--- DATA EXTRACT ---
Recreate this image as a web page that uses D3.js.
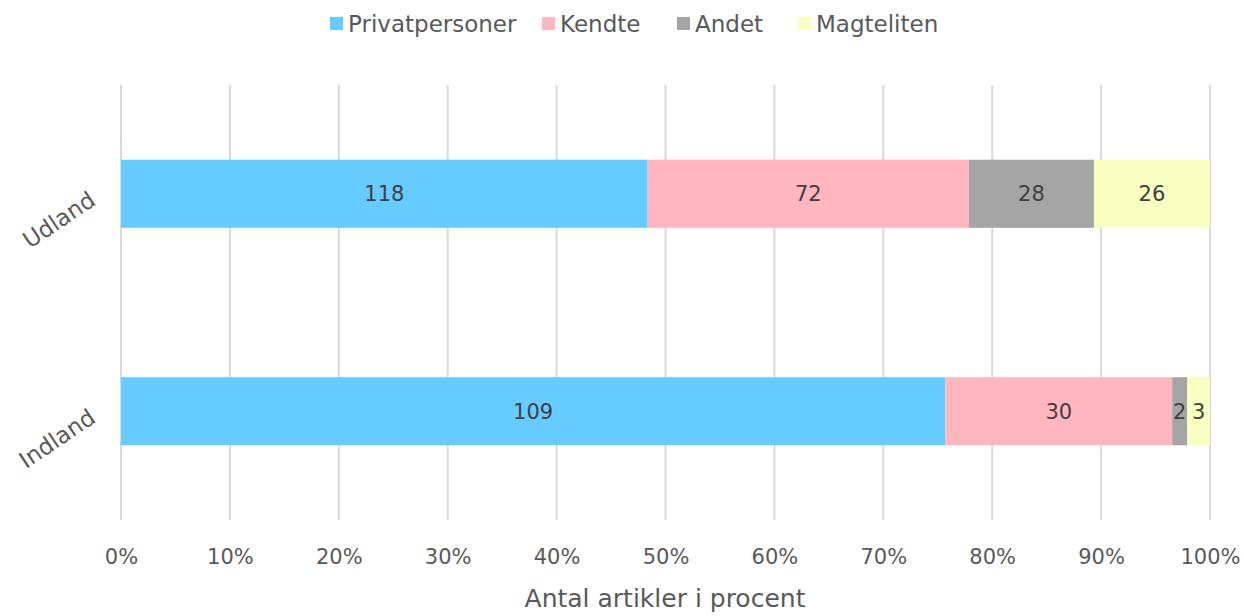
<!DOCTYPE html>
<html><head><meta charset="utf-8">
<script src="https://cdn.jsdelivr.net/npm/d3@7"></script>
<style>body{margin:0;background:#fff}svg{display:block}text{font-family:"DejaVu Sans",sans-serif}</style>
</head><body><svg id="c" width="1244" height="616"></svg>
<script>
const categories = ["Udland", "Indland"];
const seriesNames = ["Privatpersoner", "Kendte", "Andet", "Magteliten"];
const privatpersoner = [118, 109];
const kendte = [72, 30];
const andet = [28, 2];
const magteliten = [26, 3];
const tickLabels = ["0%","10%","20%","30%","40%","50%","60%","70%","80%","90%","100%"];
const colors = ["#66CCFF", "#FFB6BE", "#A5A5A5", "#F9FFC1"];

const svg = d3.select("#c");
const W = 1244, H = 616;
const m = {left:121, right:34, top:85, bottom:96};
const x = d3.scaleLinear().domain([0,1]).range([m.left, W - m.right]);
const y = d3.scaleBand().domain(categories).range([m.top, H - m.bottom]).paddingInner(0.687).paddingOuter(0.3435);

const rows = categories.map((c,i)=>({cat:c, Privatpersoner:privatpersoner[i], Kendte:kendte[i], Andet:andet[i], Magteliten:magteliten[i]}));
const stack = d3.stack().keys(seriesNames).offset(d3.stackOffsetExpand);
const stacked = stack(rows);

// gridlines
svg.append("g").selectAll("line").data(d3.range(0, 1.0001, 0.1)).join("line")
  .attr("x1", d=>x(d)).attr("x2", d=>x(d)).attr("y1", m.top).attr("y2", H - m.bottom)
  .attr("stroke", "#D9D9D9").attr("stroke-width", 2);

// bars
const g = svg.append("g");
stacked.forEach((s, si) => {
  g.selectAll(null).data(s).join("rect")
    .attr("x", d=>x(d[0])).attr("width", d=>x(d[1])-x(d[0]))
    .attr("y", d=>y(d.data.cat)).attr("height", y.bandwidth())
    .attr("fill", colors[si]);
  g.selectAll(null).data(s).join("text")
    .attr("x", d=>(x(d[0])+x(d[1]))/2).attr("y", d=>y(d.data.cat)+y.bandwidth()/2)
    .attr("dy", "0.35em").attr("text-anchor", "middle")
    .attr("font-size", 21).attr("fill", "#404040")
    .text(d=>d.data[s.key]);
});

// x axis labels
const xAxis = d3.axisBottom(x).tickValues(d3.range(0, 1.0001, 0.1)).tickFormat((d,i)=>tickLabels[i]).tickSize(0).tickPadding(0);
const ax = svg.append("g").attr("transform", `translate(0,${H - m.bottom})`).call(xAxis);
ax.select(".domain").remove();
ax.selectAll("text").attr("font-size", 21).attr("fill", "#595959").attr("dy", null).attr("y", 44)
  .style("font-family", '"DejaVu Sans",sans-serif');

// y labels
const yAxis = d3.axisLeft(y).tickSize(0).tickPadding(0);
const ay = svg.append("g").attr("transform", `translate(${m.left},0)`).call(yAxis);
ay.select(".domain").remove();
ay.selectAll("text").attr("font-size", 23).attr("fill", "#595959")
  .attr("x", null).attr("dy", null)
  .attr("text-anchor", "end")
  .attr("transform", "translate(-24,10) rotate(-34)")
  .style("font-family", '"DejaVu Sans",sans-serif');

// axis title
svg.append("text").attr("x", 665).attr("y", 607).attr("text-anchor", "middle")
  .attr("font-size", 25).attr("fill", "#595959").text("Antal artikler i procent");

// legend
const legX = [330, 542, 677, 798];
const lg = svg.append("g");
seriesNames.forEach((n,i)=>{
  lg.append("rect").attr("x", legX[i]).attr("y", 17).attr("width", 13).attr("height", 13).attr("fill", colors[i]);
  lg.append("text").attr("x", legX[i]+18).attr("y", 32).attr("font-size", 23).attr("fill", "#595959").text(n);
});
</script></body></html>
---
### TASK
Copy the whole of the material above exactly, but not its images.

### ANSWER IN FULL
Recreate this image as a web page that uses D3.js.
<!DOCTYPE html>
<html><head><meta charset="utf-8">
<script src="https://cdn.jsdelivr.net/npm/d3@7"></script>
<style>body{margin:0;background:#fff}svg{display:block}text{font-family:"DejaVu Sans",sans-serif}</style>
</head><body><svg id="c" width="1244" height="616"></svg>
<script>
const categories = ["Udland", "Indland"];
const seriesNames = ["Privatpersoner", "Kendte", "Andet", "Magteliten"];
const privatpersoner = [118, 109];
const kendte = [72, 30];
const andet = [28, 2];
const magteliten = [26, 3];
const tickLabels = ["0%","10%","20%","30%","40%","50%","60%","70%","80%","90%","100%"];
const colors = ["#66CCFF", "#FFB6BE", "#A5A5A5", "#F9FFC1"];

const svg = d3.select("#c");
const W = 1244, H = 616;
const m = {left:121, right:34, top:85, bottom:96};
const x = d3.scaleLinear().domain([0,1]).range([m.left, W - m.right]);
const y = d3.scaleBand().domain(categories).range([m.top, H - m.bottom]).paddingInner(0.687).paddingOuter(0.3435);

const rows = categories.map((c,i)=>({cat:c, Privatpersoner:privatpersoner[i], Kendte:kendte[i], Andet:andet[i], Magteliten:magteliten[i]}));
const stack = d3.stack().keys(seriesNames).offset(d3.stackOffsetExpand);
const stacked = stack(rows);

// gridlines
svg.append("g").selectAll("line").data(d3.range(0, 1.0001, 0.1)).join("line")
  .attr("x1", d=>x(d)).attr("x2", d=>x(d)).attr("y1", m.top).attr("y2", H - m.bottom)
  .attr("stroke", "#D9D9D9").attr("stroke-width", 2);

// bars
const g = svg.append("g");
stacked.forEach((s, si) => {
  g.selectAll(null).data(s).join("rect")
    .attr("x", d=>x(d[0])).attr("width", d=>x(d[1])-x(d[0]))
    .attr("y", d=>y(d.data.cat)).attr("height", y.bandwidth())
    .attr("fill", colors[si]);
  g.selectAll(null).data(s).join("text")
    .attr("x", d=>(x(d[0])+x(d[1]))/2).attr("y", d=>y(d.data.cat)+y.bandwidth()/2)
    .attr("dy", "0.35em").attr("text-anchor", "middle")
    .attr("font-size", 21).attr("fill", "#404040")
    .text(d=>d.data[s.key]);
});

// x axis labels
const xAxis = d3.axisBottom(x).tickValues(d3.range(0, 1.0001, 0.1)).tickFormat((d,i)=>tickLabels[i]).tickSize(0).tickPadding(0);
const ax = svg.append("g").attr("transform", `translate(0,${H - m.bottom})`).call(xAxis);
ax.select(".domain").remove();
ax.selectAll("text").attr("font-size", 21).attr("fill", "#595959").attr("dy", null).attr("y", 44)
  .style("font-family", '"DejaVu Sans",sans-serif');

// y labels
const yAxis = d3.axisLeft(y).tickSize(0).tickPadding(0);
const ay = svg.append("g").attr("transform", `translate(${m.left},0)`).call(yAxis);
ay.select(".domain").remove();
ay.selectAll("text").attr("font-size", 23).attr("fill", "#595959")
  .attr("x", null).attr("dy", null)
  .attr("text-anchor", "end")
  .attr("transform", "translate(-24,10) rotate(-34)")
  .style("font-family", '"DejaVu Sans",sans-serif');

// axis title
svg.append("text").attr("x", 665).attr("y", 607).attr("text-anchor", "middle")
  .attr("font-size", 25).attr("fill", "#595959").text("Antal artikler i procent");

// legend
const legX = [330, 542, 677, 798];
const lg = svg.append("g");
seriesNames.forEach((n,i)=>{
  lg.append("rect").attr("x", legX[i]).attr("y", 17).attr("width", 13).attr("height", 13).attr("fill", colors[i]);
  lg.append("text").attr("x", legX[i]+18).attr("y", 32).attr("font-size", 23).attr("fill", "#595959").text(n);
});
</script></body></html>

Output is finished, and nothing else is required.